Par exemple, le roman Les Bienveillantes de Jonathan Littell, bien qu’historique, illustre comment des récits sombres peuvent transposer des tragédies réelles dans des contextes fictionnels pour susciter une réflexion sur la barbarie humaine et ses répercussions.
Violence et sauvagerie : des leçons du passé
Les dystopies s’appuient également sur les aspects les plus sombres de notre histoire.
Dans Le Meilleur des Mondes d’Aldous Huxley, la société hypercontrôlée et déshumanisée rappelle les excès de la modernisation industrielle et des régimes totalitaires du XXe siècle. De même, La Servante écarlate de Margaret Atwood trouve ses racines dans des régimes patriarcaux historiques :
« Nous vivions autrefois dans une république où les femmes avaient des droits ».
Ces récits montrent que les dystopies ne se contentent pas de prophétiser. Elles se nourrissent des leçons du passé pour construire des futurs plausibles, mais terrifiants. Ce lien avec notre histoire rend ces récits d’autant plus percutants, car ils s’appuient sur des vérités douloureuses pour renforcer leur crédibilité.
L’impact des dystopies dans la culture populaire
Les dystopies influencent la culture populaire bien au-delà de la littérature.
Par exemple, des jeux vidéo comme Cyberpunk 2077 explorent des thématiques similaires en combinant des éléments de science-fiction dystopique avec une réflexion sur les dérives technologiques et sociétales, enrichissant ainsi l’impact de ces récits sur des publics variés.

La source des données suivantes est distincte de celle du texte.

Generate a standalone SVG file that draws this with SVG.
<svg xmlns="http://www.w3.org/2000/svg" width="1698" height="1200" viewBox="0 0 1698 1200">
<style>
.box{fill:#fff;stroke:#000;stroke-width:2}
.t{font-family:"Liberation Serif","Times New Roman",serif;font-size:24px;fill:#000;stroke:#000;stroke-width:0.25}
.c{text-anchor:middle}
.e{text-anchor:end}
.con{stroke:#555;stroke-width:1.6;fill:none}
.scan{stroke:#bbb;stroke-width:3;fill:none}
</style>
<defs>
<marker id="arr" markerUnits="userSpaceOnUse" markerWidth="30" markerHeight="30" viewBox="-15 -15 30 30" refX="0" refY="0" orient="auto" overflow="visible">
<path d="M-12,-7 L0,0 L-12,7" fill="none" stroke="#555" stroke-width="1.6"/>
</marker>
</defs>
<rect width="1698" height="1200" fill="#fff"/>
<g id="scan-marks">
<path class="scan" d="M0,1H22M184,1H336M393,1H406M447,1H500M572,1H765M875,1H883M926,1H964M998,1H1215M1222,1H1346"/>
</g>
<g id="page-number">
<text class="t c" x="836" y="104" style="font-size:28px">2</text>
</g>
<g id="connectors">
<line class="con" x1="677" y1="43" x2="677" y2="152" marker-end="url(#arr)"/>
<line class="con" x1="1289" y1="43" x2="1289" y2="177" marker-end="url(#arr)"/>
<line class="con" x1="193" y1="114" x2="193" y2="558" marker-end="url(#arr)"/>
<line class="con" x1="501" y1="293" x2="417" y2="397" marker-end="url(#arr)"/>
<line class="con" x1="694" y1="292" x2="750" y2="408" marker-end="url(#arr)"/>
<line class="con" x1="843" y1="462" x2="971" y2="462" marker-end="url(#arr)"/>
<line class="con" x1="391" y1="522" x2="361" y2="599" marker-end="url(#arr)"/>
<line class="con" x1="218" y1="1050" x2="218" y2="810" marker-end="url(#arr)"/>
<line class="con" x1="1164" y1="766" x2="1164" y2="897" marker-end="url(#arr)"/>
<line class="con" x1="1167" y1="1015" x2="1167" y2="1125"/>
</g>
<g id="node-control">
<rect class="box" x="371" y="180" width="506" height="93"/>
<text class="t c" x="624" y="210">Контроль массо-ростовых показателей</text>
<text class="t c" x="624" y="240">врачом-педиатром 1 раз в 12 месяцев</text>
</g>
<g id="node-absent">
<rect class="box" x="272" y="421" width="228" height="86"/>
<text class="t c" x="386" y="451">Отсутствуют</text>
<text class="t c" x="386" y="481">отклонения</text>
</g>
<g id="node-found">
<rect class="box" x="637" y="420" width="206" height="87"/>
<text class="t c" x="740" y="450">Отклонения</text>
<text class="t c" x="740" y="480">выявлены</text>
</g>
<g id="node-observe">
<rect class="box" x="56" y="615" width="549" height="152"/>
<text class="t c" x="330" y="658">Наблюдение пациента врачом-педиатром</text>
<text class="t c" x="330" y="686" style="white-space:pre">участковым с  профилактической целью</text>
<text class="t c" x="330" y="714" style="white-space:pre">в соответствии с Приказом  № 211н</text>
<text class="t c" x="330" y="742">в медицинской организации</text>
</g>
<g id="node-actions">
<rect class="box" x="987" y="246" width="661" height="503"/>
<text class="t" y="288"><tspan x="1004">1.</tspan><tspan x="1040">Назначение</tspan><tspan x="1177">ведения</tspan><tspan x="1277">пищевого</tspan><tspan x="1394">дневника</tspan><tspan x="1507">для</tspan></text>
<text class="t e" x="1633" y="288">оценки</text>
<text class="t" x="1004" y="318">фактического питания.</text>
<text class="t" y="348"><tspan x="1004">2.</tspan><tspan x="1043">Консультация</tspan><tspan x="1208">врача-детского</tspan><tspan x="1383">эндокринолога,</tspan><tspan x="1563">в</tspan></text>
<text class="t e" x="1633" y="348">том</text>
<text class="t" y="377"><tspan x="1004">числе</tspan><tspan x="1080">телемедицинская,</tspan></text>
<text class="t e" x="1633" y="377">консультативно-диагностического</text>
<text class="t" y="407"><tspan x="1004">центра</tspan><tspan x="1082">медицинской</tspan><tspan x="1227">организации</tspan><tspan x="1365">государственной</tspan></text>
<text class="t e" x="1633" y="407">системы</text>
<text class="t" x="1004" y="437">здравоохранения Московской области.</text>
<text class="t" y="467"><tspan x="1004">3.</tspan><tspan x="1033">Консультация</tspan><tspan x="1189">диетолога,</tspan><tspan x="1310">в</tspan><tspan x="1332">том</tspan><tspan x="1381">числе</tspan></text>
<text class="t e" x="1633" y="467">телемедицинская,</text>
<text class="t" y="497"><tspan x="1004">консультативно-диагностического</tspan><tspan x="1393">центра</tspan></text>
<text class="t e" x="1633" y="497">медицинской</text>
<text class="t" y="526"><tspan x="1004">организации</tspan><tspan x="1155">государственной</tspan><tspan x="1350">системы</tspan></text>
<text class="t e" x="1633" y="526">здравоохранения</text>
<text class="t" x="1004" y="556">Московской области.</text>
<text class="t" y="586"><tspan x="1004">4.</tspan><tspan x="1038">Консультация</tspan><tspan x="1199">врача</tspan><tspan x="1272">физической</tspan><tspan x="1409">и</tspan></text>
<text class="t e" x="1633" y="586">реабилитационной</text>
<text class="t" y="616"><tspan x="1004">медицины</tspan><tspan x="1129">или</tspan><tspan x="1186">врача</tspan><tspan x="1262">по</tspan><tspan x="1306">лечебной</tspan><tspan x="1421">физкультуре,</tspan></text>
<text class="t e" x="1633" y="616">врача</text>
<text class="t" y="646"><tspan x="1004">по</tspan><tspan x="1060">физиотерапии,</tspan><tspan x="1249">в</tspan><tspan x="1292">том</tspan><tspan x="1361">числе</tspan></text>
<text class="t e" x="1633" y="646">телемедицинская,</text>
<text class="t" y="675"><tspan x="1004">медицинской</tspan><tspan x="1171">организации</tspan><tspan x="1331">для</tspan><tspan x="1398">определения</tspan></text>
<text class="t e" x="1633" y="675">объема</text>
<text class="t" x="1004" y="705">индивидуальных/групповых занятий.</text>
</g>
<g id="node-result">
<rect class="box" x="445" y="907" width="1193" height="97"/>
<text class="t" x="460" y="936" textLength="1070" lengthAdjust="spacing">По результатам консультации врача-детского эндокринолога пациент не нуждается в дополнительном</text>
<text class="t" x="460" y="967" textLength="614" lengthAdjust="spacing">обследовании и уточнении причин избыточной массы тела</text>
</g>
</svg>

La série The Handmaid’s Tale a captivé les spectateurs en adaptant les thèmes de Margaret Atwood à un format visuel percutant, en résonance avec les préoccupations féministes modernes. Elles alimentent les films, séries et jeux vidéo.

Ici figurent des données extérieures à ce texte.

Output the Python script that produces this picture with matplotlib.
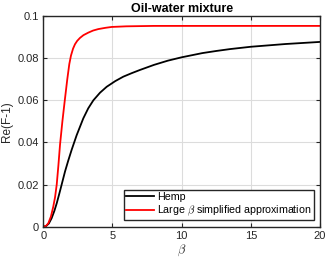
import matplotlib
matplotlib.use("Agg")
import matplotlib.pyplot as plt

beta_hemp = [0, 0.2, 0.4, 0.6, 0.8, 0.97, 1.15, 1.3, 1.57, 1.8, 2.05, 2.41, 2.89, 3.25, 3.62, 4.1, 4.58, 5.2, 5.78, 6.4, 6.99, 8.0, 9.0, 10.0, 11.5, 12.5, 13.5, 15.0, 17.5, 20.0]
re_hemp = [0, 0.0003, 0.0015, 0.004, 0.0075, 0.0111, 0.0155, 0.0193, 0.0262, 0.0313, 0.0365, 0.0434, 0.0514, 0.0562, 0.0600, 0.0636, 0.0664, 0.0691, 0.0712, 0.0729, 0.0744, 0.0768, 0.0788, 0.0804, 0.0824, 0.0834, 0.0843, 0.0854, 0.0867, 0.0877]

beta_approx = [0, 0.2, 0.36, 0.55, 0.72, 0.85, 0.97, 1.09, 1.21, 1.38, 1.55, 1.73, 1.88, 2.0, 2.15, 2.29, 2.45, 2.65, 2.9, 3.25, 3.6, 3.98, 4.5, 4.94, 6.0, 8.0, 20.0]
re_approx = [0, 0.0004, 0.0016, 0.0048, 0.0095, 0.0140, 0.020, 0.029, 0.039, 0.0500, 0.0598, 0.0698, 0.0772, 0.0812, 0.0845, 0.0866, 0.0882, 0.0896, 0.0909, 0.0921, 0.0931, 0.0938, 0.0944, 0.0948, 0.0951, 0.0953, 0.0953]

xticks = [0, 5, 10, 15, 20]
yticks = [0, 0.02, 0.04, 0.06, 0.08, 0.1]
ytick_labels = ["0", "0.02", "0.04", "0.06", "0.08", "0.1"]

plt.rcParams['font.family'] = ['Liberation Sans', 'DejaVu Sans']
plt.rcParams['mathtext.fontset'] = 'cm'

fig = plt.figure(figsize=(3.27, 2.63), dpi=100)
ax = fig.add_axes([43.3/327, 1-226.7/263, (320-43.3)/327, (226.7-16)/263])

ax.plot(beta_hemp, re_hemp, color='black', lw=1.3, label='Hemp', solid_joinstyle='round')
ax.plot(beta_approx, re_approx, color='#ff0000', lw=1.3, label=r'Large $\beta$ simplified approximation', solid_joinstyle='round')

ax.set_xlim(0, 20)
ax.set_ylim(0, 0.1)
ax.set_xticks(xticks)
ax.set_yticks(yticks)
ax.set_yticklabels(ytick_labels)
ax.grid(True, color='#dcdcdc', lw=0.8)
ax.set_axisbelow(True)
for s in ax.spines.values():
    s.set_linewidth(1.0)
    s.set_color('#262626')
ax.tick_params(direction='in', top=True, right=True, labelsize=8, length=3, width=0.8, colors='#262626', pad=3)
ax.set_title('Oil-water mixture', fontsize=9, fontweight='bold', pad=3)
ax.set_xlabel(r'$\beta$', fontsize=9, color='#262626', labelpad=1)
ax.set_ylabel('Re(F-1)', fontsize=8.5, color='#262626', labelpad=3)

leg = ax.legend(loc='lower right', fontsize=7.7, frameon=True, fancybox=False,
                framealpha=1, edgecolor='#262626', handlelength=2.6, handletextpad=0.3,
                borderpad=0.2, labelspacing=0.15, borderaxespad=0.6)
leg.get_frame().set_linewidth(1.0)

fig.savefig('out.png', dpi=100)
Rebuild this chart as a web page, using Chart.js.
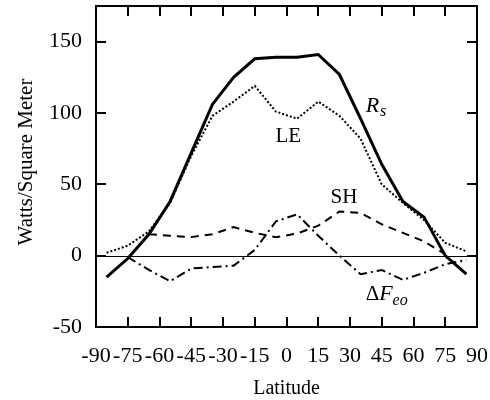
<!DOCTYPE html>
<html>
<head>
<meta charset="utf-8">
<script src="https://cdn.jsdelivr.net/npm/chart.js@4"></script>
<style>
  html, body { margin: 0; padding: 0; background: #fff; }
  #chart { display: block; }
</style>
</head>
<body>
<canvas id="chart" width="490" height="400"></canvas>
<script>
// zonal mean energy fluxes vs latitude (W/m^2)
const latitudes = [-85, -75, -65, -55, -45, -35, -25, -15, -5, 5, 15, 25, 35, 45, 55, 65, 75, 85];
const rsValues  = [-15, -2, 15, 38, 72, 106, 125, 138, 139, 139, 141, 127, 96, 64, 38, 27, 0, -13];
const leValues  = [2, 7, 17, 37, 70, 98, 108, 119, 101, 96, 108, 98, 82, 50, 37, 25, 9, 3];
const shValues  = [null, null, 15, 14, 13, 15, 20, 16, 13, 15.5, 21, 31, 30, 22, 16, 10, 1, null];
const feoValues = [null, -1, -10, -18, -9, -8, -7, 4, 24, 29, 14, 0, -13, -10, -17, -12, -6, -3];

const xTicks = [-90, -75, -60, -45, -30, -15, 0, 15, 30, 45, 60, 75, 90];
const yTicks = [-50, 0, 50, 100, 150];

const FONT = "'Liberation Serif', 'DejaVu Serif', serif";

function points(values) {
  return latitudes.map((lat, i) => ({ x: lat, y: values[i] }));
}

function line(values, width, dash) {
  return {
    data: points(values),
    borderColor: "#000",
    borderWidth: width,
    borderDash: dash,
    pointRadius: 0,
    fill: false,
    tension: 0,
    spanGaps: false,
  };
}

// frame, inward tick marks, zero line, titles and curve labels
const framePlugin = {
  id: "frame",
  afterDatasetsDraw(chart) {
    const { ctx, chartArea: a, scales } = chart;
    const xs = scales.x, ys = scales.y;
    ctx.save();
    ctx.strokeStyle = "#000";

    // zero line
    ctx.lineWidth = 1;
    const y0 = Math.round(ys.getPixelForValue(0)) + 0.5;
    ctx.beginPath();
    ctx.moveTo(a.left, y0);
    ctx.lineTo(a.right, y0);
    ctx.stroke();

    // box
    ctx.lineWidth = 2;
    ctx.strokeRect(a.left, a.top, a.right - a.left, a.bottom - a.top);

    // inward ticks
    const len = 10;
    ctx.beginPath();
    xTicks.slice(1, -1).forEach((v) => {
      const px = Math.round(xs.getPixelForValue(v));
      ctx.moveTo(px, a.bottom); ctx.lineTo(px, a.bottom - len);
      ctx.moveTo(px, a.top); ctx.lineTo(px, a.top + len);
    });
    yTicks.slice(1).forEach((v) => {
      const py = Math.round(ys.getPixelForValue(v));
      ctx.moveTo(a.left, py); ctx.lineTo(a.left + len, py);
      ctx.moveTo(a.right, py); ctx.lineTo(a.right - len, py);
    });
    ctx.stroke();

    ctx.fillStyle = "#000";
    // axis titles
    ctx.textAlign = "center";
    ctx.textBaseline = "middle";
    ctx.font = `20px ${FONT}`;
    ctx.fillText("Latitude", (a.left + a.right) / 2, 389);
    ctx.save();
    ctx.translate(26, 162);
    ctx.rotate(-Math.PI / 2);
    ctx.font = `21px ${FONT}`;
    ctx.fillText("Watts/Square Meter", 0, 0);
    ctx.restore();

    // curve labels
    ctx.textAlign = "left";
    ctx.textBaseline = "alphabetic";
    const at = (lat, val) => [xs.getPixelForValue(lat), ys.getPixelForValue(val)];

    let [px, py] = at(37.4, 101);
    ctx.font = `italic 22px ${FONT}`;
    ctx.fillText("R", px, py);
    let w = ctx.measureText("R").width;
    ctx.font = `italic 16px ${FONT}`;
    ctx.fillText("s", px + w + 1, py + 4);

    [px, py] = at(-5.2, 80);
    ctx.font = `21px ${FONT}`;
    ctx.fillText("LE", px, py);

    [px, py] = at(20.8, 37);
    ctx.fillText("SH", px, py);

    [px, py] = at(37.4, -31);
    ctx.font = `21px ${FONT}`;
    ctx.fillText("\u0394", px, py);
    w = ctx.measureText("\u0394").width;
    ctx.font = `italic 22px ${FONT}`;
    ctx.fillText("F", px + w, py);
    w += ctx.measureText("F").width;
    ctx.font = `italic 16px ${FONT}`;
    ctx.fillText("eo", px + w, py + 5);

    ctx.restore();
  },
};

function noEdgePadding(s) {
  s.paddingTop = 0;
  s.paddingBottom = 0;
  s.paddingLeft = 0;
  s.paddingRight = 0;
}

new Chart(document.getElementById("chart"), {
  type: "line",
  data: {
    datasets: [
      line(rsValues, 3, []),
      line(leValues, 2, [2, 2]),
      line(shValues, 2, [8, 6]),
      line(feoValues, 2, [9, 4, 2, 4]),
    ],
  },
  options: {
    responsive: false,
    animation: false,
    devicePixelRatio: 1,
    layout: { padding: { top: 6, right: 13, left: 0, bottom: 0 } },
    plugins: { legend: { display: false }, tooltip: { enabled: false } },
    scales: {
      x: {
        type: "linear",
        min: -90,
        max: 90,
        afterBuildTicks: (s) => { s.ticks = xTicks.map((v) => ({ value: v })); },
        afterFit: (s) => { s.height = 73; noEdgePadding(s); },
        ticks: {
          autoSkip: false,
          maxRotation: 0,
          padding: 16,
          color: "#000",
          font: { family: FONT, size: 22 },
        },
        grid: { display: false, drawTicks: false },
        border: { display: false },
      },
      y: {
        type: "linear",
        min: -50,
        max: 175,
        afterBuildTicks: (s) => { s.ticks = yTicks.map((v) => ({ value: v })); },
        afterFit: (s) => { s.width = 96; noEdgePadding(s); },
        ticks: {
          padding: 14,
          color: "#000",
          font: { family: FONT, size: 22 },
        },
        grid: { display: false, drawTicks: false },
        border: { display: false },
      },
    },
  },
  plugins: [framePlugin],
});
</script>
</body>
</html>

Par exemple, Hunger Games réinvente l’idée des jeux du cirque romains, où la brutalité devient un spectacle. Ce symbolisme résonne avec notre société de consommation : il illustre comment les individus sont souvent réduits à leur rôle de consommateurs, manipulés par des forces économiques et politiques. Cette critique trouve une pertinence particulière aujourd’hui, à une époque où les campagnes marketing, les réseaux sociaux et les algorithmes façonnent nos comportements et nos désirs, souvent au détriment de notre autonomie.
« Panem et Circenses » (du pain et des jeux).
Les symboles dystopiques, comme Katniss Everdeen en héroïne rebelle, incarnent une résistance universelle contre l’oppression. De même, Winston Smith dans 1984 représente la lutte désespérée contre un régime totalitaire, illustrant une résistance morale face à la surveillance et à l’endoctrinement. Ils transcendent les frontières culturelles et générationnelles, trouvant écho aussi bien chez les jeunes en quête d’identité que chez des publics plus âgés, sensibles à la résonance historique des luttes pour la liberté.
En parallèle, des œuvres comme Black Mirror interrogent notre dépendance à la technologie et ses conséquences sociales, ancrant ainsi les thématiques dystopiques dans des contextes contemporains et universels.
Pourquoi ces récits résonnent-ils autant ?
Les dystopies capturent nos peurs collectives et les projettent dans un format accessible, tel que les films ou les séries, permettant ainsi de rendre des thématiques complexes et angoissantes compréhensibles pour un large public.
En s’appuyant sur des récits visuels et immersifs, elles touchent un public diversifié, offrant à chacun une porte d’entrée dans des problématiques universelles. Ce format leur donne une portée universelle, en créant des récits qui, bien qu’ancrés dans des contextes spécifiques, trouvent un écho auprès de générations et de cultures variées. Elles servent d’avertissements, mais également d’exutoires, en offrant un espace où les lecteurs et spectateurs peuvent explorer leurs propres angoisses dans un contexte fictif, sans en subir les conséquences directes.
Cette catharsis permet de mieux comprendre et affronter les tensions du monde réel. Par leur nature immersive, ces récits engagent leurs publics dans une réflexion sur la responsabilité individuelle et collective.
En nous plongeant dans un monde fictif où l’humanité est mise à l’épreuve, elles nous invitent à réfléchir à notre présent. Comme le souligne Ray Bradbury dans Fahrenheit 451 :
« Vous ne devez pas brûler les livres, vous devez brûler les problèmes qu’ils dénoncent ».